L’œil de Calvino

26 juillet 2012

Parcourant la forêt des contes à bride abattue, sur sa Chimère, arrachant ici ou là feuilles sèches qui lui serviront à écrire ses mythes sur quelques Ancêtres ou sur la forêt bruissante de rêves, Italo Calvino était un homme qui avait plus d’imagination dans son petit doigt qu’il n’y en avait dans tout l’univers. Un voleur de grands chemins, non un de ces petits voleurs de mots, mais un vrai voleur d’histoires, de grandes histoires, comme il n’y en a pas un par siècle.

Aristote dans ses “Seconds analytiques” avait prévenu : « Il n’est pas possible que la chose soit autre qu’elle n’est ». Or, on veut toujours que l’imagination soit la faculté de former des images — elle n’est plutôt que la faculté de déformer les images, dans le but de les recomposer. C’est ce qu’écrivait en substance Bachelard. Dans “Du côté de Guermantes”, Proust y hasarde une image : « Notre imagination est comme un orgue de Barbarie détraqué qui joue toujours autre chose que l’air indiqué ». Certainement pas, la musique de Calvino n’a rien de détraqué, c’est plutôt une variation subtile que l’Italien soumet à la partition des mythes. Tous les lieux communs du conte se retrouvent dans “Forêt racines labyrinthe” : le vieux roi, la marâtre, la princesse et le jeune homme pauvre, mais vertueux, le Premier ministre amant de la reine, la conjuration avortée, et le labyrinthe revisité. Tout cela décrit par l’œil de Calvino, c’est-à-dire dans une esthétique du renversement : cul par-dessus tête.

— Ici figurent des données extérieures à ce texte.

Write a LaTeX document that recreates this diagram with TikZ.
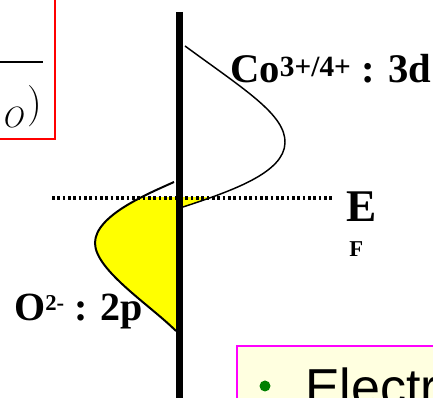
\documentclass[tikz,border=0pt]{standalone}
\usepackage{fontspec}
\setmainfont{Liberation Serif}
\newfontfamily\arialfont{Liberation Sans}
\newfontfamily\lmfont{Latin Modern Roman}
\usetikzlibrary{positioning}
\definecolor{Band}{HTML}{FFFF00}
\definecolor{PaleNote}{HTML}{FFFFE0}
\definecolor{Pink}{HTML}{FF00FF}
\definecolor{Leaf}{HTML}{008000}

\begin{document}
\begin{tikzpicture}[x=0.75pt,y=-0.75pt,
  dos/.style={draw=black,line width=1.1pt},
  lbl/.style={font=\bfseries\fontsize{30.5}{31}\selectfont,anchor=base west,inner sep=0pt},
  fermi/.style={line width=2.6pt,dash pattern=on 2pt off 2pt}
]
  \clip (0,0) rectangle (433,398);

  % formula box, cut by the page edge
  \draw[red,line width=1.2pt] (-20,-20) rectangle (55,139);
  \draw[line width=0.8pt] (-20,62) -- (43,62);
  \node[anchor=base east,inner sep=0pt,font=\lmfont\fontsize{31}{31}\selectfont] (frm) at (42,116.5)
    {\raisebox{-8pt}{\fontsize{22}{22}\selectfont\itshape O}\kern3pt)};

  % occupied states below E_F
  \begin{scope}
    \clip (0,198) rectangle (433,260);
    \fill[Band] (185,46) .. controls (245,90) and (286,115) .. (285,143)
      .. controls (284,172) and (235,190) .. (183,207) -- cycle;
  \end{scope}
  \begin{scope}
    \clip (0,198) rectangle (433,398);
    \fill[Band] (174,182) .. controls (150,193) and (95,215) .. (95,243)
      .. controls (95,270) and (150,305) .. (176,331) -- (176,182) -- cycle;
  \end{scope}

  % densities of states
  \draw[dos] (185,46) .. controls (245,90) and (286,115) .. (285,143)
    .. controls (284,172) and (235,190) .. (183,207);
  \draw[dos,line width=1.5pt] (174,182) .. controls (150,193) and (95,215) .. (95,243)
    .. controls (95,270) and (150,305) .. (176,331);

  % Fermi level and axis
  \draw[fermi] (52,198) -- (333,198);
  \draw[line width=5.2pt] (179.5,12) -- (179.5,400);

  \node[lbl] (co) at (230,83) {Co\raisebox{4.5pt}{\fontsize{22}{22}\selectfont 3+/4+} : 3d};
  \node[lbl,font=\bfseries\fontsize{30}{30}\selectfont] (ox) at (14,321) {O\raisebox{8pt}{\fontsize{17}{17}\selectfont 2-} : 2p};
  \node[lbl,font=\bfseries\fontsize{34}{34}\selectfont] (ef) at (346,222) {E};
  \node[lbl,font=\bfseries\fontsize{17}{17}\selectfont] (ff) at (349,257) {F};

  % note box, cut by the page edge
  \draw[Pink,fill=PaleNote,line width=1.5pt] (237,346) rectangle (460,420);
  \fill[Leaf] (265,386) circle (5.5);
  \node[anchor=base west,inner sep=0pt,font=\arialfont\fontsize{39}{39}\selectfont] (txt) at (305,406) {Electro};
\end{tikzpicture}
\end{document}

D’abord, c’est le paysage qui va l’emporter sur les personnages. Et le véritable héros du conte, ce sera elle : la forêt, une forêt qui se met en marche, comme celle de Shakespeare, “Macbeth”, acte 5, scène 3 : qui se lève, se démultiplie et assaille les tours de la citadelle.

Mais la forêt se démultiplie et devient forêt labyrinthe, non pas à la manière de Dédale qui nous a appris que pour quitter le labyrinthe, il faut prendre de la hauteur, car ce labyrinthe-là, labyrinthe forestier, n’est pas seulement horizontal, mais vertical : les branches s’élèvent jusqu’aux cieux, et les racines descendent au plus profond de la terre. Puis branches et racines deviennent identiques. Donc, contrairement au labyrinthe du Minotaure, aucun moyen d’y échapper.

Certes, il y a d’autres labyrinthes, comme celui de la mise en abyme, mais Calvino utilise l’arbre creux dans lequel se trouve la forêt : un arbre passage.

La dernière trouvaille de Calvino est d’avoir renversé le labyrinthe : c’est au fond du puits que se trouve le ciel, un ciel ironique. Les branches sont devenues des racines et les racines des branches. « Je descendais dans les racines et je me retrouve dans les branches.. Et toi ?
- Je ne sais pas. Je grimpais dans les branches... et je me retrouve enfoncé dans un labyrinthe ».

La forêt perd la marâtre, engloutit le ministre, et son oiseau, véritable roi de l’équilibre, échappant au haut comme au bas, libre du labyrinthe double, double de l’auteur et fil d’Ariane de l’écriture, le volatil ouvre les portes du château au roi et à la princesse.
Voilà donc une forêt en forme de blason et un roi aux armes du labyrinthe.

On dit que la légende est explication et le conte enseignement. Assurément. Le conté, écrit avec justesse Armel Guerne dans une préface des Grimm, forme « un esprit qui devine sans avoir à apprendre, et qui comprend sans savoir ce qu’il sait ». L’enfance, comme le conteur, comme l’interlocuteur de Socrate, se fait le porteur d’un savoir sans savoir. Le lecteur réapprend dans “Forêt, racine labyrinthe” que la beauté est l’illumination de jouer avec des images, des mots et des mythes.

Jean-Charles Angrand

“Forêt, racine labyrinthe” d’Italo Calvino, aux éditions Seghers, collection Jeunesse.